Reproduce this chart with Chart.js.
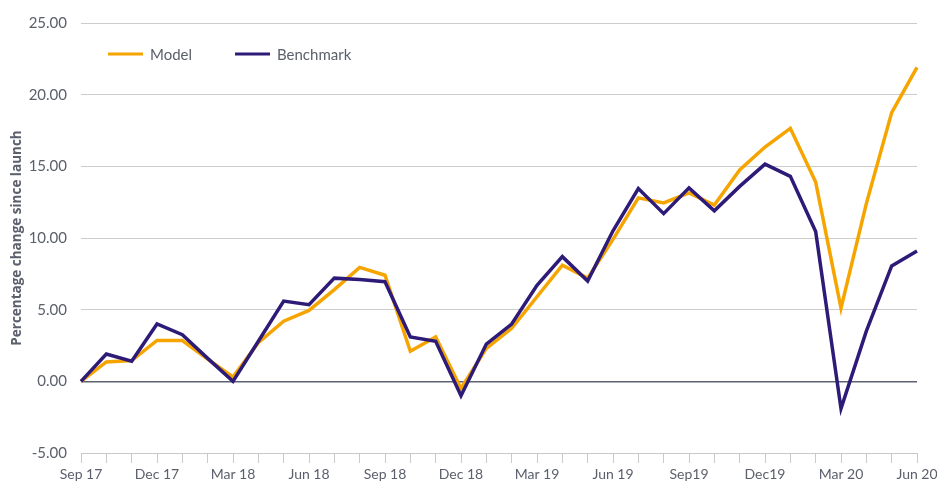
<!DOCTYPE html>
<html>
<head>
<meta charset="utf-8">
<script src="https://cdn.jsdelivr.net/npm/chart.js@4"></script>
<style>
  body { margin: 0; background: #fff; }
  #wrap { position: relative; width: 937px; height: 482px; }
</style>
</head>
<body>
<div id="wrap"><canvas id="chart"></canvas></div>
<script>
// monthly points, Sep 17 .. Jun 20
const months = ['Sep 17', 'Oct 17', 'Nov 17', 'Dec 17', 'Jan 18', 'Feb 18', 'Mar 18', 'Apr 18', 'May 18',
    'Jun 18', 'Jul 18', 'Aug 18', 'Sep 18', 'Oct 18', 'Nov 18', 'Dec 18', 'Jan 19', 'Feb 19', 'Mar 19',
    'Apr 19', 'May 19', 'Jun 19', 'Jul 19', 'Aug 19', 'Sep19', 'Oct 19', 'Nov 19', 'Dec19', 'Jan 20',
    'Feb 20', 'Mar 20', 'Apr 20', 'May 20', 'Jun 20'];
const tickLabels = ['Sep 17', 'Dec 17', 'Mar 18', 'Jun 18', 'Sep 18', 'Dec 18', 'Mar 19', 'Jun 19',
    'Sep19', 'Dec19', 'Mar 20', 'Jun 20'];

const model = [0, 1.35, 1.45, 2.85, 2.85, 1.55, 0.3, 2.7, 4.2, 4.95, 6.4, 7.95, 7.4, 2.1, 3.1, -0.5,
    2.3, 3.7, 5.9, 8.1, 7.2, 9.9, 12.8, 12.45, 13.15, 12.3, 14.75, 16.35, 17.65, 13.9, 5.1, 12.4,
    18.75, 21.9];
const benchmark = [0, 1.9, 1.4, 4.0, 3.25, 1.6, 0.0, 2.8, 5.6, 5.35, 7.2, 7.1, 6.95, 3.1, 2.8, -1.0,
    2.6, 4.0, 6.7, 8.7, 7.0, 10.5, 13.45, 11.7, 13.5, 11.9, 13.6, 15.15, 14.3, 10.45, -1.9, 3.5,
    8.05, 9.1];

const textGrey = '#5b606c';

// legend sits inside the plot, so draw it by hand
const insideLegend = {
    id: 'insideLegend',
    afterDraw(chart) {
        const ctx = chart.ctx;
        const spots = [108, 235];
        ctx.save();
        ctx.font = '15px Lato';
        ctx.textBaseline = 'middle';
        chart.data.datasets.forEach((ds, i) => {
            const x = spots[i], y = 54;
            ctx.strokeStyle = ds.borderColor;
            ctx.lineWidth = 3;
            ctx.beginPath();
            ctx.moveTo(x, y);
            ctx.lineTo(x + 35, y);
            ctx.stroke();
            ctx.fillStyle = textGrey;
            ctx.fillText(ds.label, x + 42, y + 1);
        });
        ctx.restore();
    }
};

const ctx = document.getElementById('chart').getContext('2d');
const chart = new Chart(ctx, {
    type: 'line',
    data: {
        labels: months,
        datasets: [{
            label: 'Model',
            data: model,
            borderColor: '#f6a500',
            borderWidth: 3.5,
            pointRadius: 0,
            tension: 0,
            order: 1,
        }, {
            label: 'Benchmark',
            data: benchmark,
            borderColor: '#2e1b78',
            borderWidth: 3.5,
            pointRadius: 0,
            tension: 0,
            order: 0,
        }]
    },
    options: {
        responsive: true,
        maintainAspectRatio: false,
        animation: false,
        layout: { padding: { top: 21, right: 20, left: 0, bottom: 0 } },
        plugins: {
            legend: { display: false },
            tooltip: { enabled: false },
        },
        scales: {
            x: {
                offset: false,
                grid: {
                    drawOnChartArea: false,
                    tickLength: 10,
                    color: '#c9c9c9',
                },
                border: { display: true, color: '#c9c9c9' },
                ticks: {
                    autoSkip: false,
                    maxRotation: 0,
                    padding: 3,
                    color: textGrey,
                    font: { family: 'Lato', size: 14 },
                    callback: function (v, i) {
                        const l = months[i];
                        return tickLabels.includes(l) ? l : '';
                    }
                },
                afterFit: s => { s.height = 29; s.paddingRight = 0; },
            },
            y: {
                min: -5,
                max: 25,
                border: { display: false },
                grid: {
                    drawTicks: false,
                    color: c => c.tick && c.tick.value === 0 ? '#5d6270' : '#cccccc',
                    lineWidth: c => c.tick && c.tick.value === 0 ? 1.6 : 1,
                },
                ticks: {
                    stepSize: 5,
                    padding: 14,
                    color: textGrey,
                    font: { family: 'Lato', size: 15 },
                    callback: v => v.toFixed(2),
                },
                title: {
                    display: true,
                    text: 'Percentage change since launch',
                    color: textGrey,
                    font: { family: 'Open Sans', size: 13.5, weight: 'bold' },
                    padding: { top: 9, bottom: 0 },
                },
                afterFit: s => { s.width = 81; },
            }
        }
    },
    plugins: [insideLegend]
});
</script>
</body>
</html>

***

## TO BE DONE
Without the pictures, write out all of the material exactly.

## EXERCISE SOLUTION
Reproduce this chart with Chart.js.
<!DOCTYPE html>
<html>
<head>
<meta charset="utf-8">
<script src="https://cdn.jsdelivr.net/npm/chart.js@4"></script>
<style>
  body { margin: 0; background: #fff; }
  #wrap { position: relative; width: 937px; height: 482px; }
</style>
</head>
<body>
<div id="wrap"><canvas id="chart"></canvas></div>
<script>
// monthly points, Sep 17 .. Jun 20
const months = ['Sep 17', 'Oct 17', 'Nov 17', 'Dec 17', 'Jan 18', 'Feb 18', 'Mar 18', 'Apr 18', 'May 18',
    'Jun 18', 'Jul 18', 'Aug 18', 'Sep 18', 'Oct 18', 'Nov 18', 'Dec 18', 'Jan 19', 'Feb 19', 'Mar 19',
    'Apr 19', 'May 19', 'Jun 19', 'Jul 19', 'Aug 19', 'Sep19', 'Oct 19', 'Nov 19', 'Dec19', 'Jan 20',
    'Feb 20', 'Mar 20', 'Apr 20', 'May 20', 'Jun 20'];
const tickLabels = ['Sep 17', 'Dec 17', 'Mar 18', 'Jun 18', 'Sep 18', 'Dec 18', 'Mar 19', 'Jun 19',
    'Sep19', 'Dec19', 'Mar 20', 'Jun 20'];

const model = [0, 1.35, 1.45, 2.85, 2.85, 1.55, 0.3, 2.7, 4.2, 4.95, 6.4, 7.95, 7.4, 2.1, 3.1, -0.5,
    2.3, 3.7, 5.9, 8.1, 7.2, 9.9, 12.8, 12.45, 13.15, 12.3, 14.75, 16.35, 17.65, 13.9, 5.1, 12.4,
    18.75, 21.9];
const benchmark = [0, 1.9, 1.4, 4.0, 3.25, 1.6, 0.0, 2.8, 5.6, 5.35, 7.2, 7.1, 6.95, 3.1, 2.8, -1.0,
    2.6, 4.0, 6.7, 8.7, 7.0, 10.5, 13.45, 11.7, 13.5, 11.9, 13.6, 15.15, 14.3, 10.45, -1.9, 3.5,
    8.05, 9.1];

const textGrey = '#5b606c';

// legend sits inside the plot, so draw it by hand
const insideLegend = {
    id: 'insideLegend',
    afterDraw(chart) {
        const ctx = chart.ctx;
        const spots = [108, 235];
        ctx.save();
        ctx.font = '15px Lato';
        ctx.textBaseline = 'middle';
        chart.data.datasets.forEach((ds, i) => {
            const x = spots[i], y = 54;
            ctx.strokeStyle = ds.borderColor;
            ctx.lineWidth = 3;
            ctx.beginPath();
            ctx.moveTo(x, y);
            ctx.lineTo(x + 35, y);
            ctx.stroke();
            ctx.fillStyle = textGrey;
            ctx.fillText(ds.label, x + 42, y + 1);
        });
        ctx.restore();
    }
};

const ctx = document.getElementById('chart').getContext('2d');
const chart = new Chart(ctx, {
    type: 'line',
    data: {
        labels: months,
        datasets: [{
            label: 'Model',
            data: model,
            borderColor: '#f6a500',
            borderWidth: 3.5,
            pointRadius: 0,
            tension: 0,
            order: 1,
        }, {
            label: 'Benchmark',
            data: benchmark,
            borderColor: '#2e1b78',
            borderWidth: 3.5,
            pointRadius: 0,
            tension: 0,
            order: 0,
        }]
    },
    options: {
        responsive: true,
        maintainAspectRatio: false,
        animation: false,
        layout: { padding: { top: 21, right: 20, left: 0, bottom: 0 } },
        plugins: {
            legend: { display: false },
            tooltip: { enabled: false },
        },
        scales: {
            x: {
                offset: false,
                grid: {
                    drawOnChartArea: false,
                    tickLength: 10,
                    color: '#c9c9c9',
                },
                border: { display: true, color: '#c9c9c9' },
                ticks: {
                    autoSkip: false,
                    maxRotation: 0,
                    padding: 3,
                    color: textGrey,
                    font: { family: 'Lato', size: 14 },
                    callback: function (v, i) {
                        const l = months[i];
                        return tickLabels.includes(l) ? l : '';
                    }
                },
                afterFit: s => { s.height = 29; s.paddingRight = 0; },
            },
            y: {
                min: -5,
                max: 25,
                border: { display: false },
                grid: {
                    drawTicks: false,
                    color: c => c.tick && c.tick.value === 0 ? '#5d6270' : '#cccccc',
                    lineWidth: c => c.tick && c.tick.value === 0 ? 1.6 : 1,
                },
                ticks: {
                    stepSize: 5,
                    padding: 14,
                    color: textGrey,
                    font: { family: 'Lato', size: 15 },
                    callback: v => v.toFixed(2),
                },
                title: {
                    display: true,
                    text: 'Percentage change since launch',
                    color: textGrey,
                    font: { family: 'Open Sans', size: 13.5, weight: 'bold' },
                    padding: { top: 9, bottom: 0 },
                },
                afterFit: s => { s.width = 81; },
            }
        }
    },
    plugins: [insideLegend]
});
</script>
</body>
</html>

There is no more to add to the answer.